Title: Recent progress of deep UV LED
Speaker
Biography:

Cyril Pernot is working in the compound-semiconductors field since 1997. He received a PhD degree in Physics from the University of Montpellier in 2000 for his work on AlGaN-based UV-photo-detectors. Since 2007 he is involved in the development of AlGaN-based UV-LED and he is currently in charge of the crystal growth section at NIKKISO Co., Ltd for the production of UV LED epitaxial wafers.

Abstract:

Deep UV LEDs (255-350 nm AlGaN-based UV-LED) have many advantages compare to conventional UV lighting such as mercury lamps. As it is a solid-state technology, it has a customizable emission wavelength, long life time, low voltage operation, instant on/off, it is shock resistant, easy to integrate (design flexibility, simple driving circuits), and ecology friendly (no hazardous substance such as mercury, no ozone production). In addition, in recent years performance of Deep UV LED has increased markedly. At NIKKISO, we have overcome many issues plaguing the industry, like output power and lifetime for UVB (280-320 nm) and UVC (<280 nm) LEDs.
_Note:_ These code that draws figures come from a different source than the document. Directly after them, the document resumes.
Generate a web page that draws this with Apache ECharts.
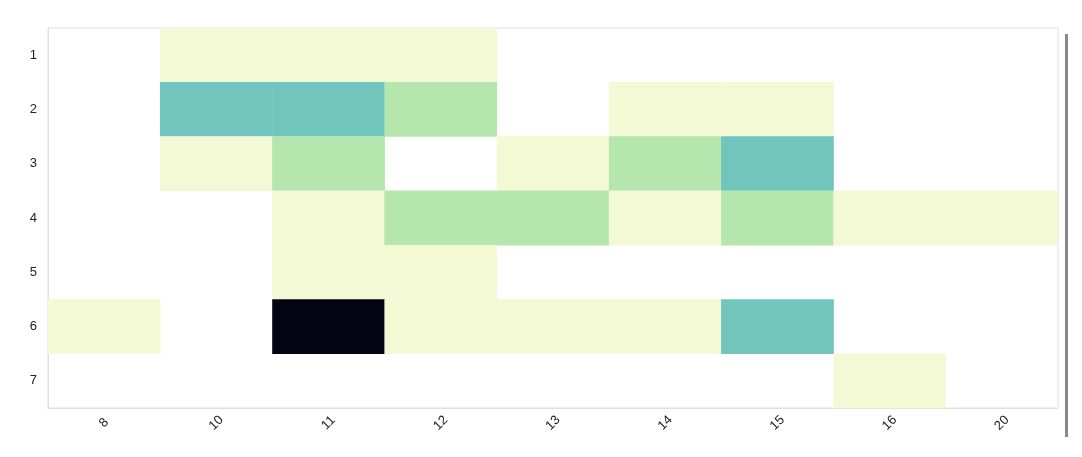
<!DOCTYPE html>
<html><head><meta charset="utf-8">
<script src="https://cdn.jsdelivr.net/npm/echarts@6/dist/echarts.min.js"></script>
<style>html,body{margin:0;padding:0;background:#fff}#c{width:1082px;height:457px}</style>
</head><body><div id="c"></div>
<script>
const xCats = ['8','10','11','12','13','14','15','16','20'];
const yCats = ['1','2','3','4','5','6','7'];
// [x, y, value]
const cells = [
  ['10','1',1],['11','1',1],['12','1',1],
  ['10','2',3],['11','2',3],['12','2',2],['14','2',1],['15','2',1],
  ['10','3',1],['11','3',2],['13','3',1],['14','3',2],['15','3',3],
  ['11','4',1],['12','4',2],['13','4',2],['14','4',1],['15','4',2],['16','4',1],['20','4',1],
  ['11','5',1],['12','5',1],
  ['8','6',1],['11','6',6],['12','6',1],['13','6',1],['14','6',1],['15','6',3],
  ['16','7',1]
];
const chart = echarts.init(document.getElementById('c'));
chart.setOption({
  animation:false,
  grid:{left:48,right:24,top:28,bottom:49,show:true,borderColor:'#e0e0e0',borderWidth:1,backgroundColor:'transparent'},
  xAxis:{type:'category',data:xCats,
    axisLine:{lineStyle:{color:'#e0e0e0'}},axisTick:{alignWithLabel:true,length:6,lineStyle:{color:'#e0e0e0'}},
    axisLabel:{rotate:45,align:'center',verticalAlign:'middle',margin:15,color:'#222',fontSize:13,fontFamily:'Helvetica, Arial, sans-serif'},splitLine:{show:false}},
  yAxis:{type:'category',data:yCats,inverse:true,
    axisLine:{lineStyle:{color:'#e0e0e0'}},axisTick:{alignWithLabel:true,length:6,lineStyle:{color:'#e0e0e0'}},
    axisLabel:{color:'#222',fontSize:13,margin:11,fontFamily:'Helvetica, Arial, sans-serif'},splitLine:{show:false}},
  visualMap:{type:'piecewise',show:false,dimension:2,pieces:[
    {value:1,color:'#f3f9d5'},{value:2,color:'#b4e6ae'},{value:3,color:'#70c6bc'},{gte:4,color:'#050414'}]},
  series:[{type:'heatmap',data:cells,itemStyle:{borderWidth:0},emphasis:{disabled:true}}],
  graphic:[{type:'rect',shape:{x:1065,y:34,width:3,height:403},style:{fill:'#888'}}]
});
</script></body></html>
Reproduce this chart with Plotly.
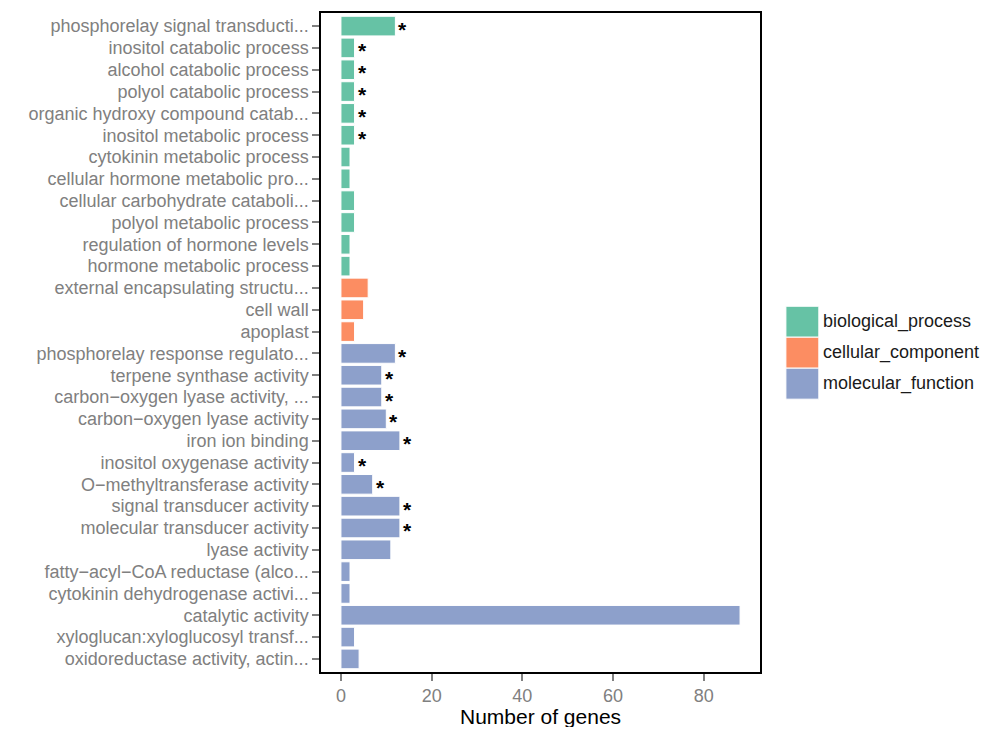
import plotly.graph_objects as go

# GO terms (top to bottom), ontology, gene counts, significance
terms = [
    "phosphorelay signal transducti...",
    "inositol catabolic process",
    "alcohol catabolic process",
    "polyol catabolic process",
    "organic hydroxy compound catab...",
    "inositol metabolic process",
    "cytokinin metabolic process",
    "cellular hormone metabolic pro...",
    "cellular carbohydrate cataboli...",
    "polyol metabolic process",
    "regulation of hormone levels",
    "hormone metabolic process",
    "external encapsulating structu...",
    "cell wall",
    "apoplast",
    "phosphorelay response regulato...",
    "terpene synthase activity",
    "carbon\u2212oxygen lyase activity, ...",
    "carbon\u2212oxygen lyase activity",
    "iron ion binding",
    "inositol oxygenase activity",
    "O\u2212methyltransferase activity",
    "signal transducer activity",
    "molecular transducer activity",
    "lyase activity",
    "fatty\u2212acyl\u2212CoA reductase (alco...",
    "cytokinin dehydrogenase activi...",
    "catalytic activity",
    "xyloglucan:xyloglucosyl transf...",
    "oxidoreductase activity, actin...",
]
ontology = ["biological_process"] * 12 + ["cellular_component"] * 3 + ["molecular_function"] * 15
counts = [12, 3, 3, 3, 3, 3, 2, 2, 3, 3, 2, 2,
          6, 5, 3,
          12, 9, 9, 10, 13, 3, 7, 13, 13, 11, 2, 2, 88, 3, 4]
significant = [1, 1, 1, 1, 1, 1, 0, 0, 0, 0, 0, 0,
               0, 0, 0,
               1, 1, 1, 1, 1, 1, 1, 1, 1, 0, 0, 0, 0, 0, 0]

groups = ["biological_process", "cellular_component", "molecular_function"]
colors = {"biological_process": "#66C2A5",
          "cellular_component": "#FC8D62",
          "molecular_function": "#8DA0CB"}

fig = go.Figure()

for g in groups:
    idx = [i for i, o in enumerate(ontology) if o == g]
    fig.add_trace(go.Bar(
        x=[counts[i] for i in idx],
        y=[terms[i] for i in idx],
        orientation="h",
        width=0.9,
        marker=dict(color=colors[g], line=dict(color="white", width=1)),
        name=g,
        showlegend=False,
    ))

# significance stars next to the bar ends
for t, c, s in zip(terms, counts, significant):
    if s:
        fig.add_annotation(x=c, y=t, text="<b>*</b>", showarrow=False,
                           xanchor="left", yanchor="middle", xshift=1, yshift=-3,
                           font=dict(size=21, color="black", family="Liberation Sans"))

# legend drawn by hand (ggplot-like big keys)
key_x0, key_x1 = 1.059, 1.134
key_top, key_h = 0.555, 0.047
for k, g in enumerate(groups):
    y1 = key_top - k * key_h
    y0 = y1 - key_h
    fig.add_shape(type="rect", xref="paper", yref="paper",
                  x0=key_x0, x1=key_x1, y0=y0, y1=y1,
                  fillcolor=colors[g], line=dict(color="white", width=1))
    fig.add_annotation(xref="paper", yref="paper", x=key_x1 + 0.004, y=(y0 + y1) / 2,
                       text=g, showarrow=False, xanchor="left", yanchor="middle",
                       font=dict(size=18, color="#1a1a1a", family="Liberation Sans"))

# x axis title
fig.add_annotation(xref="paper", yref="paper", x=0.5, y=-0.067,
                   text="Number of genes", showarrow=False,
                   xanchor="center", yanchor="middle",
                   font=dict(size=21, color="black", family="Liberation Sans"))

fig.update_layout(
    width=986, height=719,
    margin=dict(l=313, r=234, t=5, b=55),
    plot_bgcolor="white",
    paper_bgcolor="white",
    font=dict(family="Liberation Sans"),
    xaxis=dict(
        range=[-4.4, 92.4],
        tickvals=[0, 20, 40, 60, 80],
        automargin=False,
        showgrid=False, zeroline=False,
        showline=True, mirror=True, linecolor="black", linewidth=1.5,
        ticks="outside", ticklen=7, tickwidth=2, tickcolor="#808080",
        tickfont=dict(size=18, color="#808080"),
    ),
    yaxis=dict(
        categoryorder="array", categoryarray=terms,
        range=[len(terms) - 0.4, -0.6],
        tickmode="array", tickvals=terms, ticktext=terms,
        automargin=False,
        showgrid=False, zeroline=False,
        showline=True, mirror=True, linecolor="black", linewidth=1.5,
        ticks="outside", ticklen=7, tickwidth=2, tickcolor="#808080",
        tickfont=dict(size=18, color="#808080"),
    ),
)

fig.write_html("out.html")
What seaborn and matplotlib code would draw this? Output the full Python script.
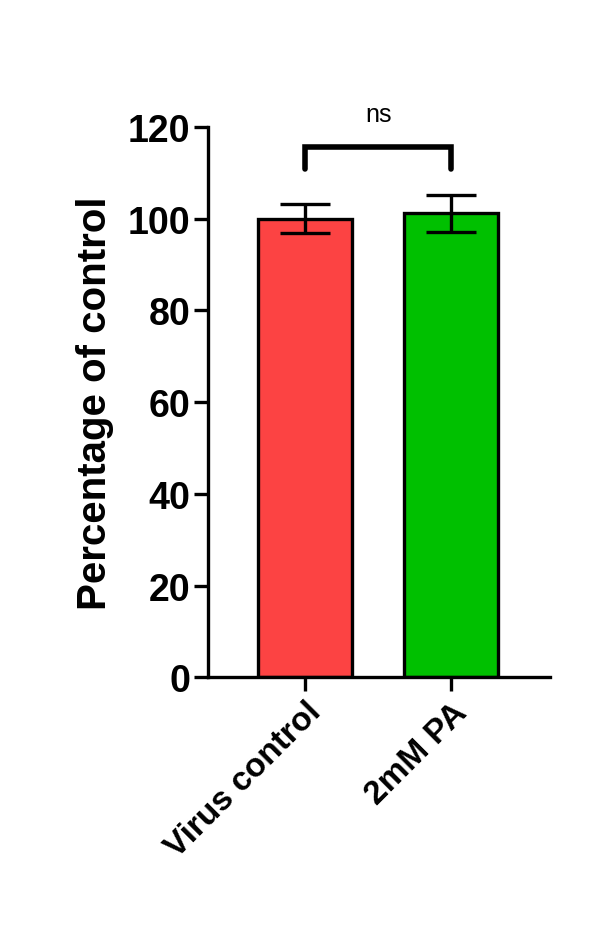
import matplotlib
matplotlib.use("Agg")
import matplotlib.pyplot as plt
import seaborn as sns
import pandas as pd

categories = ["Virus control", "2mM PA"]
means = [100.0, 101.2]
errs = [3.2, 4.0]
colors = ["#FC4343", "#00C000"]

sns.set_style("ticks")
plt.rcParams['font.family'] = ['Liberation Sans', 'DejaVu Sans']
plt.rcParams['font.weight'] = 'bold'
plt.rcParams['text.color'] = 'black'
plt.rcParams['xtick.color'] = 'black'
plt.rcParams['ytick.color'] = 'black'
plt.rcParams['axes.labelcolor'] = 'black'
plt.rcParams['axes.edgecolor'] = 'black'

df = pd.DataFrame({"cat": categories, "val": means})
fig = plt.figure(figsize=(6.16, 9.28), dpi=100)
ax = fig.add_axes([0.338, 0.269, 0.555, 0.593])
sns.barplot(data=df, x="cat", y="val", hue="cat", palette=colors, width=0.64, saturation=1,
            edgecolor="black", linewidth=2.4, legend=False, ax=ax, errorbar=None)
ax.errorbar(range(len(categories)), means, yerr=errs, fmt="none", ecolor="black",
            elinewidth=2.4, capsize=18, capthick=2.4, zorder=5)
ax.set_xlim(-0.664, 1.678)
ax.set_ylim(0, 120)
ax.set_yticks(range(0, 121, 20))
ax.set_xlabel("")
ax.set_ylabel("Percentage of control", fontsize=29, fontweight="bold", labelpad=10)
for s in ["top", "right"]:
    ax.spines[s].set_visible(False)
for s in ["left", "bottom"]:
    ax.spines[s].set_linewidth(2.4)
ax.tick_params(axis="both", width=2.4, length=10)
ax.tick_params(axis="x", labelsize=24)
ax.tick_params(axis="y", labelsize=27, pad=3)
plt.setp(ax.get_xticklabels(), rotation=45, ha="right", rotation_mode="anchor", fontweight="bold")
plt.setp(ax.get_yticklabels(), fontweight="bold")
# significance bracket
ax.plot([0, 0, 1, 1], [110.8, 115.6, 115.6, 110.8], color="black", lw=4, clip_on=False,
        solid_joinstyle="miter")
ax.text(0.5, 122.8, "ns", ha="center", va="center", fontsize=18, fontweight="normal")
fig.savefig("out.png", dpi=100)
In this presentation we will review the technical progress that has been made recently, we will present the DUV lighting solutions of Nikkiso (SMD package, Modules), and we will discuss the potential markets penetration including spectroscopy applications in analytical and life sciences instrumentation

Speaker
Biography:

Yassine Hameda Benchekroun is a PhD candidate in Chemometrics; His research has focused on several lines: development of methodologies for pharmaceutical and biomedical analysis, and quality assurance for drug assays; chemometric pattern recognition covering methodological developments; experimental design and optimization of the analytical process; validation of analytical methods and estimation of the measurement uncertainty.

Abstract:

The aim of this work is to apply a new technique for the validation of quantitative analytical procedures based on β-content tolerance interval and uncertainty profile. Also, an original strategy for estimating measurement uncertainty by the same approach has been developed. The performance of our proposal was confirmed by application to a High Performance thin-layer chromatography for formulation drugs. Compared to the classical strategy, the new approach has a more holistic character. It means that it is no longer necessary to know the various individual steps into which the analytical method can be broken down since this latter is taken as a whole.

Speaker
Biography:

Natalia Szczepańska has completed her MSc studies in 2014 from Chemical Faculty Gdansk University of Technology. She started PhD studies on Department of Analytical Chemistry in Gdansk University of Technology in 2014. She has published 3 papers in reputed journals and 1 monograph.

Abstract:

In the scientific literature related to the widely understood issue of packaging materials designed to have contact with food there is much information on raw materials used for their production, their physiochemical properties, types and parameters. There are also a great number of publications on the management and disposal of used packaging. Unfortunately, not much attention is given to the matters concerning migration of toxic substance from packaging and its actual influence on the body of the final consumer of the food packed, even though health protection and food safety are the priority tasks. The main criterion for approving packaging materials for contact with food are the toxic properties of the substances used to produce a given material and the degree of global migration and specific migration. Unfortunately, however, the standard guidelines for assessing the impact of packaging on food quality only take into account the numerical values of these parameters fixed for a small group of compounds. Such approach raises many objections, given that the results of a recent study showed that apart from the monitored compounds leaching from the surface of the package, there are also other contaminants and their derivatives formed by interaction with food components and as a result of technological procedures applied. The goal of tests was to estimate the impact of foodstuff packaging type, production and storage conditions on the degree of leaching of potentially toxic and endocrine active compounds to foodstuffs with the use of the acute toxicity test Microtox® and endocrine potential YES/YAS.